If you want something unusual, fresh, a serious departure from "roots by numbers" , this eerie album will fascinate -- it is spacious, psychotropic and hallucinatory, with deep lyrical metaphor, all musical conventions set free by the classic Gnostic Black Ark treatment.
Native had the following to say about the period with Scratch -- "One night in August 1977 Boris Gardiner took me on a trip to see Lee 'Scratch' Perry at his Black Ark Studio....The Black Ark was like a medieval space station with Scratch at the controls voicing the U.K. artist Robert Palmer. I watched in amazement as Scratch drove the mixing board ( and )extracted his mystical sound. ( All Lee Perry had was a ) little four track machine -- so you can be sure that it was the MAN and not the machine that was creating the magic here!"
The opener, "Rockstone" has a deep garage psyche vocal melody. A cyclical cymbal sound reminiscent of "A Love Supreme" gives the tune space to breathe, lifting the composition higher than the claustrophobic lyrics' preoccupations, centring as they do around tales of prisons,cloisters,loneliness,seclusion,sun beaten arid places and persecution.
"Black Tracks Version" sounds very similar to dark and wintry mid 70's inner city UK dub -- Think echoes of Mackabee's UK production, "Nation Fiddler" on the Congo's label.
"In a Strange Land" opens with an Elvin Jones style cymbal shimmer, before plunging into a narrative of bleak alienation and isolation in a composition that has echoes of a Byrds melody -- perhaps the free spirited, anarchistic "Wasn't Born to Follow."
"Late September in May" is full on psychotropic mournful and rainy psychedelia, with edges of PIL's "Metal Box" period.
"King Solomon's Mines" is Fela Kuti in collision with Krautrockers Magma and Holger Czukay, with a dash of Cymande's "The Message" and "Bra."

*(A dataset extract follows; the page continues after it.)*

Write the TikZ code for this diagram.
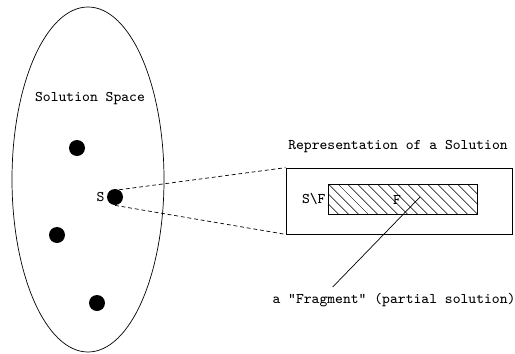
\documentclass[tikz,border=0pt]{standalone}
\usetikzlibrary{shapes.geometric,patterns.meta,calc}

\begin{document}
\begin{tikzpicture}[x=1cm,y=1cm,font=\ttfamily\fontsize{8.4}{10}\selectfont,
  pt/.style={circle,fill=black,inner sep=0pt,minimum size=3.2mm},
  zoomline/.style={dash pattern=on 2.2pt off 1.6pt},
  frame/.style={draw,minimum width=4.52cm,minimum height=1.32cm,inner sep=0pt},
  hatch/.style={draw,minimum width=2.98cm,minimum height=0.6cm,inner sep=0pt,
    pattern={Lines[angle=-45,distance=4pt,line width=0.4pt]}}]
\useasboundingbox (0,0) rectangle (10.3,7.06);
\node[draw,ellipse,minimum width=3.04cm,minimum height=6.9cm,inner sep=0pt] (space) at (1.76,3.47) {};
\node (spacelab) at (1.80,5.08) {Solution Space};
\foreach \n/\x/\y in {p1/1.54/4.10,s/2.30/3.12,p2/1.14/2.36,p3/1.94/1.00}
  \node[pt] (\n) at (\x,\y) {};
\node[anchor=east,inner sep=1pt] (slab) at (s.west) {S};
\node[frame] (rep) at (7.98,3.04) {};
\node (replab) at (7.96,4.12) {Representation of a Solution};
\node[hatch] (frag) at (8.05,3.08) {};
\node[anchor=east,inner sep=1pt] (sf) at (frag.west) {S\textbackslash F};
\node[inner sep=1pt] (f) at (7.94,3.06) {F};
\coordinate (fragpt) at (8.40,3.12);
\node (fraglab) at (7.88,1.06) {a "Fragment" (partial solution)};
\draw[zoomline] (s.60) -- (rep.north west);
\draw[zoomline] (s.south) -- (rep.south west);
\draw (fragpt) -- ($(fraglab.north west)!0.26!(fraglab.north east)$);
\end{tikzpicture}
\end{document}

"In the Land of Make Believe" is Black Ark's take on serious Prog Rock freakiness, with a cosmic lyric, bringing to mind an overcast day in Ladbroke Grove circa mid 70's .

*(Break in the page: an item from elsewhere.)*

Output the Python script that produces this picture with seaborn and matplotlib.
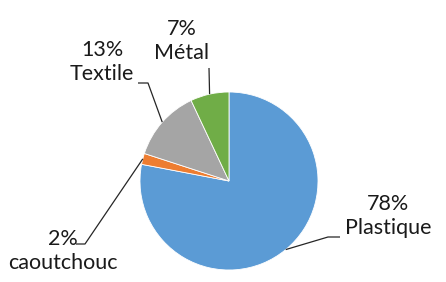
import numpy as np
import matplotlib
matplotlib.use("Agg")
from matplotlib import pyplot as plt
import seaborn as sns

# data
labels = ['Plastique', 'caoutchouc', 'Textile', 'Métal']
values = [78, 2, 13, 7]
pct_labels = ['78%', '2%', '13%', '7%']
colors = sns.color_palette(['#5B9BD5', '#ED7D31', '#A5A5A5', '#70AD47'])

sns.set_theme(style='white')
plt.rcParams['font.family'] = ['Lato', 'DejaVu Sans']

W, H = 446, 282
fig = plt.figure(figsize=(W / 100, H / 100), dpi=100)
ax = fig.add_axes([0, 0, 1, 1])

cx, cy, r = 229, H - 181, 89
wedges, _ = ax.pie(values, colors=colors, startangle=90, counterclock=False,
                   center=(cx, cy), radius=r, frame=True,
                   wedgeprops=dict(edgecolor='white', linewidth=0.6))
ax.set_xlim(0, W)
ax.set_ylim(0, H)
ax.set_aspect('equal')
ax.axis('off')

# label layout: text centre, elbow point, line end (pixels from top-left)
text_pos = [(388, 216), (63, 251), (102, 62), (182, 41)]
elbows = [(328, 237), (85, 244), (148, 83), (209, 68)]
ends = [(340, 237), (76, 244), (138, 83), (209, 68)]

for w, lab, pct, tp, el, en in zip(wedges, labels, pct_labels, text_pos, elbows, ends):
    ang = np.deg2rad((w.theta1 + w.theta2) / 2)
    ax_x = cx + r * np.cos(ang)
    ax_y = cy + r * np.sin(ang)
    ax.plot([ax_x, el[0], en[0]], [ax_y, H - el[1], H - en[1]],
            color='#262626', lw=0.9, solid_capstyle='butt')
    ax.text(tp[0], H - tp[1], pct + '\n' + lab, ha='center', va='center',
            fontsize=15.5, color='#1a1a1a', linespacing=1.2)

fig.savefig('out.png', dpi=100, facecolor='white')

The whole album just gets weirder and weirder -- "Meet Mr Nobody", with its loneliness and sense of urban separation reminds the listener of a nightmarish take on Turgenev's "Diary of a Superfluous Man" -- take in the lyrics, which are pure Kafka and Gogol's "diary of a Madman"
"Well, Mr nobody -- do you think you've been convicted in this trial ( with ) faceless names in every file. Look at all the people, with their names and their careers -- saved from all the poverty -- yet hounded by its fears. "
The version to the tune closes the album with pure psyche roots garage rock oblivion, Black Ark style.
Native's music is indispensable, deeply weird, heady music.If you are a roots purist, with a conventional, strictly orthodox mind -- it may not interest.
But if you are willing to check out uncharted, even Gnostic territories, it's a deep experience.
NATIVE
SKOTPENGELLY, Nov 08, 2007
Fabulous recordings. Melancholy,hopeful, spirited, intimate, avant garde, fresh, punk. I am an afficiando of Jamaican music and reggae in general, yet i had never heard of this arist. When i saw the cover i actually created an imaginary artist, the first white dread, a guy calling himself Native who went down to Jamaica to record with Lee Perry! The truth, which i found out upon getting this treasure of a c.d package home, is WAY, WAY more interesting.
Native - Rockstone
Rankin' John, Jan 06, 2008
Wayne Jobson – born in Jamaica, studied in England, and latterly influential as a DJ in the United States – cut several significant tracks in the late 70s under the band name of Native. This new collection of hitherto unreleased tracks includes some long sought-after recordings from Lee Perry’s Black Ark studio and they now appear as part of Pressure Sounds’ apparent mission to ensure the world has access to some of the unwritten pages of reggae. The sound here is roots and rock band, not dancehall, with the immediate feel of a live performance: well-produced rather than overly-produced. Vocals throughout have a melodic and strangely English sound, the mood is sombre and doomy, the instrumentation is sharp and clear. The album opens with Rockstone, a slow, chanting introduction. It’s then straight into Black Tracks, followed by its Version, heavy on percussion and with a driving bass holding it together. There are some unexpected songs in here. The characteristically rather miserable Late September in May, if shorn of its reggae rhythm, could almost be a mournful middle of the road ballad (and a very good one). It gives way to an excellent Version, strong on distortion and bass. King Solomon’s Mines is a synthesised Eastern bass-driven instrumental, while Piano Country is a strange piano-led instrumental with sharp skanking guitar up front. The penultimate track –Meet Mr Nobody – leads nicely into one of the best Versions around, the backing track transformed into a wall of bass and echo, sounding like something forged deep in Dr Satan’s Echo Chamber itself. An odd but brilliant collection. CD release (UK) 27th September 2007.